By "your" I meant "Kim B's". That is, I knew this was
Kim B's writing but didn't notice that Spoonfed had
provided no attribution. So I am following up, to
clarify.

If you choose a point on the rod a use its current speed as your FOR,
the the rest of the rod will fit nicely in this FOR (along the FOR's
line of simultaneity) ... with the same speed all along and the
correct proper length, exactly as it fits in our "rest" frame at the
base line ... all frames are equal, assuming the rod has accelerated
and will accelerate forever.


And also, to make the following correction [after a snip]:

One thing I do know is true, is that in the original frame
the rod will always have length L/gamma, where L is the
original proper length.

The rod's length in the "rest frame" is not _that_ simple to calculate
(it's the horizontal distance between the hyperbolas of the ends).

Kim

Er, this was rather silly of me since I just finished
saying that the rod is moving at different speeds
in this frame -- so which gamma do we use?
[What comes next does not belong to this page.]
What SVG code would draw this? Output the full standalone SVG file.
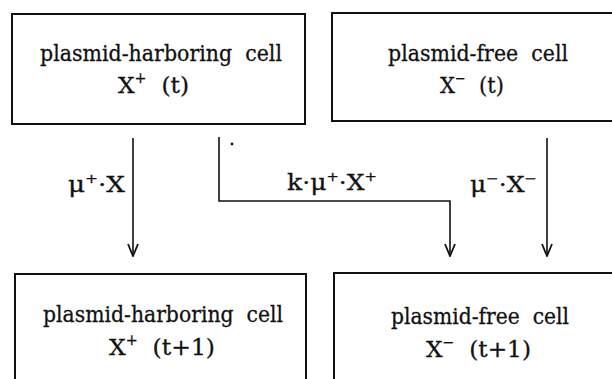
<svg xmlns="http://www.w3.org/2000/svg" width="612" height="379" viewBox="0 0 612 379">
<style>
.box{fill:#fff;stroke:#111;stroke-width:2}
.t{font-family:"DejaVu Serif","Liberation Serif",serif;font-size:23px;fill:#111;stroke:#111;stroke-width:0.3;white-space:pre}
.l{font-family:"DejaVu Serif","Liberation Serif",serif;font-size:22px;fill:#111;stroke:#111;stroke-width:0.3}
.c{fill:none;stroke:#111;stroke-width:1.6}
</style>
<defs>
<marker id="ah" markerWidth="14" markerHeight="12" refX="13" refY="6" orient="auto" markerUnits="userSpaceOnUse" viewBox="0 0 14 12">
<path d="M1,1 L13,6 L1,11" fill="none" stroke="#111" stroke-width="1.8"/>
</marker>
</defs>
<rect width="612" height="379" fill="#fff"/>
<g id="n1">
<rect class="box" x="12" y="14" width="293" height="110"/>
<text class="t" x="161" y="61" text-anchor="middle" textLength="242" lengthAdjust="spacingAndGlyphs" xml:space="preserve">plasmid-harboring  cell</text>
<text class="t" x="118" y="93" textLength="71" lengthAdjust="spacingAndGlyphs" xml:space="preserve">X<tspan dy="-10" font-size="14">+</tspan><tspan dy="10">  (t)</tspan></text>
</g>
<g id="n2">
<rect class="box" x="332" y="13" width="290" height="108"/>
<text class="t" x="478" y="61" text-anchor="middle" textLength="180" lengthAdjust="spacingAndGlyphs" xml:space="preserve">plasmid-free  cell</text>
<text class="t" x="440" y="93" textLength="64" lengthAdjust="spacingAndGlyphs" xml:space="preserve">X<tspan dy="-10" font-size="14">−</tspan><tspan dy="10">  (t)</tspan></text>
</g>
<g id="n3">
<rect class="box" x="15" y="274" width="291" height="120"/>
<text class="t" x="163" y="322" text-anchor="middle" textLength="240" lengthAdjust="spacingAndGlyphs" xml:space="preserve">plasmid-harboring  cell</text>
<text class="t" x="109" y="355" textLength="106" lengthAdjust="spacingAndGlyphs" xml:space="preserve">X<tspan dy="-10" font-size="14">+</tspan><tspan dy="10">  (t+1)</tspan></text>
</g>
<g id="n4">
<rect class="box" x="334" y="273" width="290" height="120"/>
<text class="t" x="480" y="324" text-anchor="middle" textLength="178" lengthAdjust="spacingAndGlyphs" xml:space="preserve">plasmid-free  cell</text>
<text class="t" x="426" y="357" textLength="105" lengthAdjust="spacingAndGlyphs" xml:space="preserve">X<tspan dy="-10" font-size="14">−</tspan><tspan dy="10">  (t+1)</tspan></text>
</g>
<g id="connectors">
<path class="c" d="M133,138 V256" marker-end="url(#ah)"/>
<path class="c" d="M219,137 V201 H450 V256" marker-end="url(#ah)"/>
<path class="c" d="M547,138 V256" marker-end="url(#ah)"/>
<circle cx="232" cy="144" r="1.4" fill="#111"/>
<text class="l" x="68" y="192" textLength="57" lengthAdjust="spacingAndGlyphs">μ<tspan dy="-9" font-size="13">+</tspan><tspan dy="9">·X</tspan></text>
<text class="l" x="287" y="190" textLength="90" lengthAdjust="spacingAndGlyphs">k·μ<tspan dy="-9" font-size="13">+</tspan><tspan dy="9">·X</tspan><tspan dy="-9" font-size="13">+</tspan></text>
<text class="l" x="470" y="192" textLength="67" lengthAdjust="spacingAndGlyphs">μ<tspan dy="-9" font-size="13">−</tspan><tspan dy="9">·X</tspan><tspan dy="-9" font-size="13">−</tspan></text>
</g>
</svg>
It seems
there are pitfalls at every turn, in talking about
this.

(Sure, if the acceleration is not great, the statement
is more or less true no matter which gamma we pick,
since they are all about the same. But I think I'd
better stop saying such categorical things about a
problem that I don't even know how to specify exactly.
Indeed it seems like the specification is really the
only hard part here, yet I don't think anyone in this
discussion has seriously addressed that part of it yet.)